**Task description:** Write out the data below in full, unchanged, minus the images.

━━ Collected material ━━

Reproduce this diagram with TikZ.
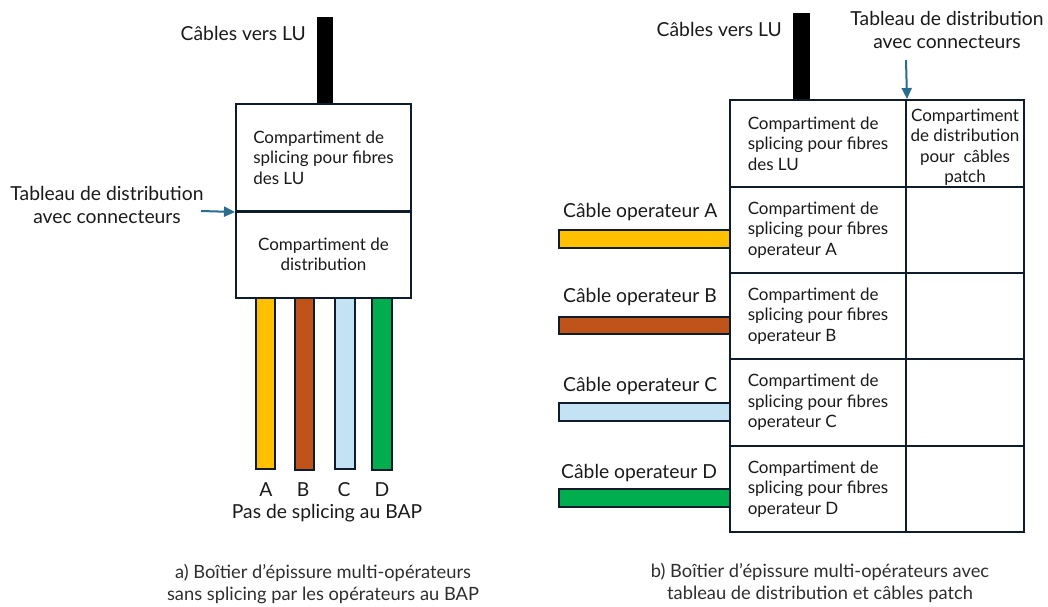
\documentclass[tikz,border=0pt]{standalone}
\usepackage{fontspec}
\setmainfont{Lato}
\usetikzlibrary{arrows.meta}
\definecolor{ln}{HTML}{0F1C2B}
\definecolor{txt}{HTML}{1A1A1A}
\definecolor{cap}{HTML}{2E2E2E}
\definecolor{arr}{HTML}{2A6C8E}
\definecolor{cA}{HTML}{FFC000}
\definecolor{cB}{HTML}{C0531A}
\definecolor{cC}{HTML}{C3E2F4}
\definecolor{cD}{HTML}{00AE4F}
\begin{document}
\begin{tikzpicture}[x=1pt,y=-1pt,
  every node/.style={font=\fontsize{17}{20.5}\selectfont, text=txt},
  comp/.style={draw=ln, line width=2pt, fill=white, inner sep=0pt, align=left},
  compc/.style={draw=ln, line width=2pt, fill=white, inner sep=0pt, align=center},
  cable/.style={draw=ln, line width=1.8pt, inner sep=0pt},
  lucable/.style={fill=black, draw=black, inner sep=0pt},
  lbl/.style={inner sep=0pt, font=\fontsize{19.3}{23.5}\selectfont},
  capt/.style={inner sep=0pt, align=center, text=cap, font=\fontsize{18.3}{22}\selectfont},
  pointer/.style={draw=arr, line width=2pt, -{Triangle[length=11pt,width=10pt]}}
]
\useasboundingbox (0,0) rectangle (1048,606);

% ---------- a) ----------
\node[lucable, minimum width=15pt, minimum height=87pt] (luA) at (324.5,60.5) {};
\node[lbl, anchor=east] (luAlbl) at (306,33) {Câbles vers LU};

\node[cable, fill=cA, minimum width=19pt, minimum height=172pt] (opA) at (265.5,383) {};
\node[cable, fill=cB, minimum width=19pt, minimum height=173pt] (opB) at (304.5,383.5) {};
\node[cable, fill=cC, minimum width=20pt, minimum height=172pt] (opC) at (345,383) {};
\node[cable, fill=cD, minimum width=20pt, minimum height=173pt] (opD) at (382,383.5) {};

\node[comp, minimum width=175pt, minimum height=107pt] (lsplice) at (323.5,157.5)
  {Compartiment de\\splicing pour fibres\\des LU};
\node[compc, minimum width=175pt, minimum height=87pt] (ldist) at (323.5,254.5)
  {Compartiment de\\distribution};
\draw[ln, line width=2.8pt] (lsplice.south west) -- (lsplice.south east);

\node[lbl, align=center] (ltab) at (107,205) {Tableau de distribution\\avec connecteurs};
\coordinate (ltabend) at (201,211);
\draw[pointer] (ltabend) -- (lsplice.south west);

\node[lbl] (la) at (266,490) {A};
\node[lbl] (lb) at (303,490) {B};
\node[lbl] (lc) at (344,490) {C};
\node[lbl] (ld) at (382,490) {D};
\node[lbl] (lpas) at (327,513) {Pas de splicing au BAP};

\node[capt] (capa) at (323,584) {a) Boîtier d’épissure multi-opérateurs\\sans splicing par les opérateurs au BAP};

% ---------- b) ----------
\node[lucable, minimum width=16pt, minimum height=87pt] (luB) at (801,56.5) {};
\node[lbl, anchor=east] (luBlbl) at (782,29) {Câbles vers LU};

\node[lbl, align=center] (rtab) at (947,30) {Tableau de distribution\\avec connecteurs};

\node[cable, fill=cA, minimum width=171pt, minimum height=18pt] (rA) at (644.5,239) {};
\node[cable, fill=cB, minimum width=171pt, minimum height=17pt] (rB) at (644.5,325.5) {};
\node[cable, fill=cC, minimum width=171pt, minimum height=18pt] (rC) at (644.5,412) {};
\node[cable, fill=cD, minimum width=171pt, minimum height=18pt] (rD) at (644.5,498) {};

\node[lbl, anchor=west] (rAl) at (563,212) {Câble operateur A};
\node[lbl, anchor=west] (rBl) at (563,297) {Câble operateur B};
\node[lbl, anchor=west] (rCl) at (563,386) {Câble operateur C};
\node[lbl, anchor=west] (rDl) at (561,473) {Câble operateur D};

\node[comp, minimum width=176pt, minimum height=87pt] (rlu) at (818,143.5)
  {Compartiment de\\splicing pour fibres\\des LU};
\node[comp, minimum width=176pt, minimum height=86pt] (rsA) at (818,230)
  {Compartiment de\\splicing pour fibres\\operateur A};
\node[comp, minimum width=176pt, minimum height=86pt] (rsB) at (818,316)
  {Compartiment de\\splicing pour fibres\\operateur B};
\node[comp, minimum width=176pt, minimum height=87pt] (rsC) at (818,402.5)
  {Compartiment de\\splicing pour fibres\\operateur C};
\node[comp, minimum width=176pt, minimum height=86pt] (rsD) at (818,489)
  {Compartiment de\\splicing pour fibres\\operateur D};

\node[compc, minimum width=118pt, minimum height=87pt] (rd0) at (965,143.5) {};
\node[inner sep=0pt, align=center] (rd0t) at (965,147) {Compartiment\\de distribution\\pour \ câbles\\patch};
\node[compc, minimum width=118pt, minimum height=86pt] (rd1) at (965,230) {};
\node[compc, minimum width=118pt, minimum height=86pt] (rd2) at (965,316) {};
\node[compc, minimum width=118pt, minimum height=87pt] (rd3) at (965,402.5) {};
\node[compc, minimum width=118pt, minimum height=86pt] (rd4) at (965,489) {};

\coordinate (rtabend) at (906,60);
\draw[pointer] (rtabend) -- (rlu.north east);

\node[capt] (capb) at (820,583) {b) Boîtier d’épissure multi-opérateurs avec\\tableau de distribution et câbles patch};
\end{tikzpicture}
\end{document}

━━━

**Full output:**
Reproduce this diagram with TikZ.
\documentclass[tikz,border=0pt]{standalone}
\usepackage{fontspec}
\setmainfont{Lato}
\usetikzlibrary{arrows.meta}
\definecolor{ln}{HTML}{0F1C2B}
\definecolor{txt}{HTML}{1A1A1A}
\definecolor{cap}{HTML}{2E2E2E}
\definecolor{arr}{HTML}{2A6C8E}
\definecolor{cA}{HTML}{FFC000}
\definecolor{cB}{HTML}{C0531A}
\definecolor{cC}{HTML}{C3E2F4}
\definecolor{cD}{HTML}{00AE4F}
\begin{document}
\begin{tikzpicture}[x=1pt,y=-1pt,
  every node/.style={font=\fontsize{17}{20.5}\selectfont, text=txt},
  comp/.style={draw=ln, line width=2pt, fill=white, inner sep=0pt, align=left},
  compc/.style={draw=ln, line width=2pt, fill=white, inner sep=0pt, align=center},
  cable/.style={draw=ln, line width=1.8pt, inner sep=0pt},
  lucable/.style={fill=black, draw=black, inner sep=0pt},
  lbl/.style={inner sep=0pt, font=\fontsize{19.3}{23.5}\selectfont},
  capt/.style={inner sep=0pt, align=center, text=cap, font=\fontsize{18.3}{22}\selectfont},
  pointer/.style={draw=arr, line width=2pt, -{Triangle[length=11pt,width=10pt]}}
]
\useasboundingbox (0,0) rectangle (1048,606);

% ---------- a) ----------
\node[lucable, minimum width=15pt, minimum height=87pt] (luA) at (324.5,60.5) {};
\node[lbl, anchor=east] (luAlbl) at (306,33) {Câbles vers LU};

\node[cable, fill=cA, minimum width=19pt, minimum height=172pt] (opA) at (265.5,383) {};
\node[cable, fill=cB, minimum width=19pt, minimum height=173pt] (opB) at (304.5,383.5) {};
\node[cable, fill=cC, minimum width=20pt, minimum height=172pt] (opC) at (345,383) {};
\node[cable, fill=cD, minimum width=20pt, minimum height=173pt] (opD) at (382,383.5) {};

\node[comp, minimum width=175pt, minimum height=107pt] (lsplice) at (323.5,157.5)
  {Compartiment de\\splicing pour fibres\\des LU};
\node[compc, minimum width=175pt, minimum height=87pt] (ldist) at (323.5,254.5)
  {Compartiment de\\distribution};
\draw[ln, line width=2.8pt] (lsplice.south west) -- (lsplice.south east);

\node[lbl, align=center] (ltab) at (107,205) {Tableau de distribution\\avec connecteurs};
\coordinate (ltabend) at (201,211);
\draw[pointer] (ltabend) -- (lsplice.south west);

\node[lbl] (la) at (266,490) {A};
\node[lbl] (lb) at (303,490) {B};
\node[lbl] (lc) at (344,490) {C};
\node[lbl] (ld) at (382,490) {D};
\node[lbl] (lpas) at (327,513) {Pas de splicing au BAP};

\node[capt] (capa) at (323,584) {a) Boîtier d’épissure multi-opérateurs\\sans splicing par les opérateurs au BAP};

% ---------- b) ----------
\node[lucable, minimum width=16pt, minimum height=87pt] (luB) at (801,56.5) {};
\node[lbl, anchor=east] (luBlbl) at (782,29) {Câbles vers LU};

\node[lbl, align=center] (rtab) at (947,30) {Tableau de distribution\\avec connecteurs};

\node[cable, fill=cA, minimum width=171pt, minimum height=18pt] (rA) at (644.5,239) {};
\node[cable, fill=cB, minimum width=171pt, minimum height=17pt] (rB) at (644.5,325.5) {};
\node[cable, fill=cC, minimum width=171pt, minimum height=18pt] (rC) at (644.5,412) {};
\node[cable, fill=cD, minimum width=171pt, minimum height=18pt] (rD) at (644.5,498) {};

\node[lbl, anchor=west] (rAl) at (563,212) {Câble operateur A};
\node[lbl, anchor=west] (rBl) at (563,297) {Câble operateur B};
\node[lbl, anchor=west] (rCl) at (563,386) {Câble operateur C};
\node[lbl, anchor=west] (rDl) at (561,473) {Câble operateur D};

\node[comp, minimum width=176pt, minimum height=87pt] (rlu) at (818,143.5)
  {Compartiment de\\splicing pour fibres\\des LU};
\node[comp, minimum width=176pt, minimum height=86pt] (rsA) at (818,230)
  {Compartiment de\\splicing pour fibres\\operateur A};
\node[comp, minimum width=176pt, minimum height=86pt] (rsB) at (818,316)
  {Compartiment de\\splicing pour fibres\\operateur B};
\node[comp, minimum width=176pt, minimum height=87pt] (rsC) at (818,402.5)
  {Compartiment de\\splicing pour fibres\\operateur C};
\node[comp, minimum width=176pt, minimum height=86pt] (rsD) at (818,489)
  {Compartiment de\\splicing pour fibres\\operateur D};

\node[compc, minimum width=118pt, minimum height=87pt] (rd0) at (965,143.5) {};
\node[inner sep=0pt, align=center] (rd0t) at (965,147) {Compartiment\\de distribution\\pour \ câbles\\patch};
\node[compc, minimum width=118pt, minimum height=86pt] (rd1) at (965,230) {};
\node[compc, minimum width=118pt, minimum height=86pt] (rd2) at (965,316) {};
\node[compc, minimum width=118pt, minimum height=87pt] (rd3) at (965,402.5) {};
\node[compc, minimum width=118pt, minimum height=86pt] (rd4) at (965,489) {};

\coordinate (rtabend) at (906,60);
\draw[pointer] (rtabend) -- (rlu.north east);

\node[capt] (capb) at (820,583) {b) Boîtier d’épissure multi-opérateurs avec\\tableau de distribution et câbles patch};
\end{tikzpicture}
\end{document}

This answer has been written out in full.